I've only seen two of his movies, but I don't think Richard Attenborough is a very good director.  It's not that he's bad, but it between this and Gandhi he is very much a simple director.  Point and shoot, a gun for hire in a way.  Which is odd since Gandhi was a passion project.  He's also very boring, which shouldn't be a word mentioned in a 3 hour war movie that is 2 hours of fighting.  I won't say this is a bad movie.  But it never reaches any glorious heights of past war movies, nor does it do anything to set it apart.  The cast is a good cast, but they pretty much do the barest of minimums.  They aren't characters so much as themselves.  The action is serviceable but bland.  The story is stretched way too thin, doing what Band of Brothers did in an hour, over three hours.  It's a simple story of the many mistakes that doomed Operation Market Garden.  This isn't a bad movie, as I'm glad I saw it.  War movies are usually a good time for me.  It's just there's a level of disappointment that nags at me.



Rating: 7.5/10








Daredevil: Directors Cut (April 19th, 2014)
Director: Mark Steven Johnson
Starring: Ben Affleck, Jennifer Garner, Michael Clarke Duncan, and Colin Farrell


Of all the failed comic book movies, this one was the closest to being good.  Ben could have been a good Daredevil with a better director and script.  Hell, all the problems fall to the director.  Even the much talked about directors cut features the numerous problems that plagued the theatrical release.  If anything, it kind of added more.  A wildly inconsistent tone and a smattering of ridiculous scenes don't help matters.  The fucking fight scene between Matt and Elektra in the playground is one of the dumbest things in all of comic book moviedom, and I've seen Galactus turned into a fucking cloud.  Or the worst damned soundtrack in not just a comic book movie, but an action movie.  And speaking of action movies, the fight scenes and FX are bad.  There is no weight to the movements, Daredevil moving like Spiderman and the FX looking like crap.  The costume is also a damn joke, with that stupid material it's made of looking like it's more of a hindrance than anything.  Added to the movie in this cut is a subplot dealing with a trial.  Which could have been good, if it didn't add Coolio in a role with some awful attempts at humor.  It's kind of a joke.
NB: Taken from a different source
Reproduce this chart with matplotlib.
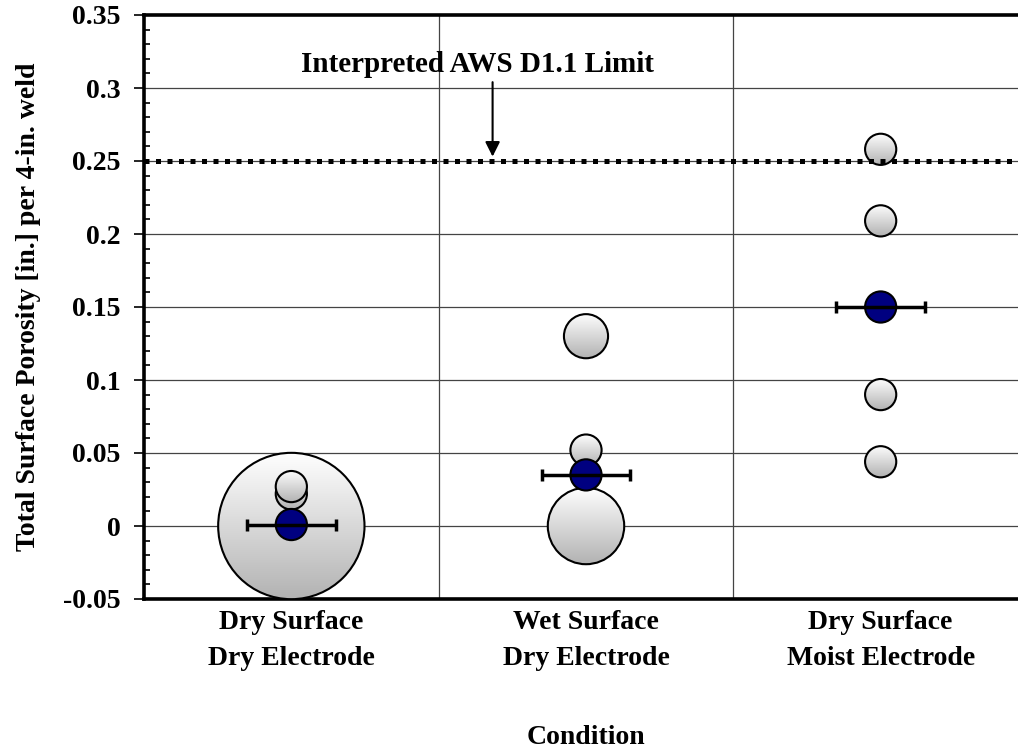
import numpy as np
import matplotlib.pyplot as plt
from matplotlib.patches import Circle
from matplotlib.transforms import ScaledTranslation
from matplotlib.ticker import MultipleLocator, FuncFormatter

plt.rcParams['font.family'] = ['Liberation Serif', 'DejaVu Serif']
plt.rcParams['font.weight'] = 'bold'

conditions = ['Dry Surface\nDry Electrode', 'Wet Surface\nDry Electrode',
              'Dry Surface\nMoist Electrode']

# porosity per specimen group (in. per 4-in. weld) and number of specimens
porosity = [[0.0, 0.022, 0.027],
            [0.0, 0.052, 0.130],
            [0.258, 0.209, 0.090, 0.044]]
counts = [[22, 1, 1],
          [6, 1, 2],
          [1, 1, 1, 1]]
mean_porosity = [0.001, 0.035, 0.150]
mean_spread = [0.15, 0.15, 0.15]
aws_limit = 0.25

fig = plt.figure(figsize=(10.18, 7.51), dpi=100)
ax = fig.add_axes([144 / 1018, 152 / 751, 884 / 1018, 584 / 751])
ax.set_xlim(0.5, 3.5)
ax.set_ylim(-0.05, 0.35)
ax.set_autoscale_on(False)

base_r = 15.6  # bubble radius in px for a count of 1

grad = np.linspace(0.70, 1.0, 256).reshape(-1, 1)
grad = np.dstack([grad, grad, grad])


def bubble(x, y, r_px, z, face=None):
    off = ScaledTranslation(x, y, ax.transData)
    circ = Circle((0, 0), r_px / fig.dpi, transform=fig.dpi_scale_trans + off,
                  facecolor=face if face else 'none', edgecolor='black',
                  linewidth=1.5, zorder=z + 0.1)
    ax.add_patch(circ)
    if face is None:
        inv = ax.transData.inverted()
        cx, cy = ax.transData.transform((x, y))
        x0, y0 = inv.transform((cx - r_px, cy - r_px))
        x1, y1 = inv.transform((cx + r_px, cy + r_px))
        im = ax.imshow(grad, extent=(x0, x1, y0, y1), origin='lower',
                       aspect='auto', zorder=z, interpolation='bilinear')
        im.set_clip_path(circ)


z = 3
for i, (vals, ns) in enumerate(zip(porosity, counts)):
    xpos = i + 1
    for v, n in zip(vals, ns):
        bubble(xpos, v, base_r * np.sqrt(n), z)
        z += 1

for i, m in enumerate(mean_porosity):
    bubble(i + 1, m, base_r, 40, face='#000080')

ax.errorbar(np.arange(1, 4), mean_porosity, xerr=mean_spread, fmt='none',
            ecolor='black', elinewidth=2.5, capsize=4.5, capthick=2.5, zorder=50)

# AWS limit line and annotation
ax.axhline(aws_limit, color='black', linewidth=3.6, linestyle=(0, (1.0, 1.3)),
           dash_capstyle='butt', zorder=30)
ax.annotate('', xy=(1.683, aws_limit + 0.003), xytext=(1.683, 0.304),
            arrowprops=dict(arrowstyle='-|>', color='black', lw=1.5,
                            mutation_scale=22, shrinkA=0, shrinkB=0))
ax.text(1.633, 0.311, 'Interpreted AWS D1.1 Limit', ha='center', va='baseline',
        fontsize=21, fontweight='bold')

# grid
ax.yaxis.set_major_locator(MultipleLocator(0.05))
ax.yaxis.set_minor_locator(MultipleLocator(0.01))
ax.yaxis.set_major_formatter(FuncFormatter(lambda v, p: f'{round(v, 2):g}'))
for yv in np.arange(-0.05, 0.351, 0.05)[1:-1]:
    ax.axhline(yv, color='#444444', linewidth=0.9, zorder=1)
for xb in [1.5, 2.5]:
    ax.axvline(xb, color='#444444', linewidth=0.9, zorder=1)

ax.set_xticks([1, 2, 3])
ax.set_xticklabels(conditions, fontsize=20, fontweight='bold', linespacing=1.55)
ax.tick_params(axis='x', length=0, pad=8)
ax.tick_params(axis='y', which='major', direction='out', length=7, width=1.2,
               labelsize=20, pad=10)
ax.tick_params(axis='y', which='minor', direction='in', length=4.5, width=1.2)
for s in ax.spines.values():
    s.set_linewidth(2.6)

ax.set_ylabel('Total Surface Porosity [in.] per 4-in. weld', fontsize=20,
              fontweight='bold', labelpad=16)
ax.set_xlabel('Condition', fontsize=20, fontweight='bold')
ax.xaxis.label.set_va('center')
ax.xaxis.set_label_coords(0.5, -0.237)

fig.savefig('out.png', dpi=100)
It's not like the guy got fucked by the studio.  Johnson did Ghost Rider, and that was abysmal also.  Worse than this.  So this project was always gonna be a failure.  But despite the many bad elements, it features two phenomenal elements.  Michael Clarke Duncan is amazing as The Kingpin, bringing the necessary smarts and brutality to the role.  Despite the neckbeards protests to the contrary, his color didn't take away anything.  But the best part is Colin Farrell doing a fantastic Bullseye.  He brings the cockiness and the humor to the role, as well as the physicality needed to portray him as a dead eye marksman.  He is exactly what the character is in the books, and is a breathe of fresh air everytime he was on screen.  But in the end, the movie is not good and a big misfire.  Hopefully Marvel does right by the man without fear on Netflix, because this can't be his live action legacy.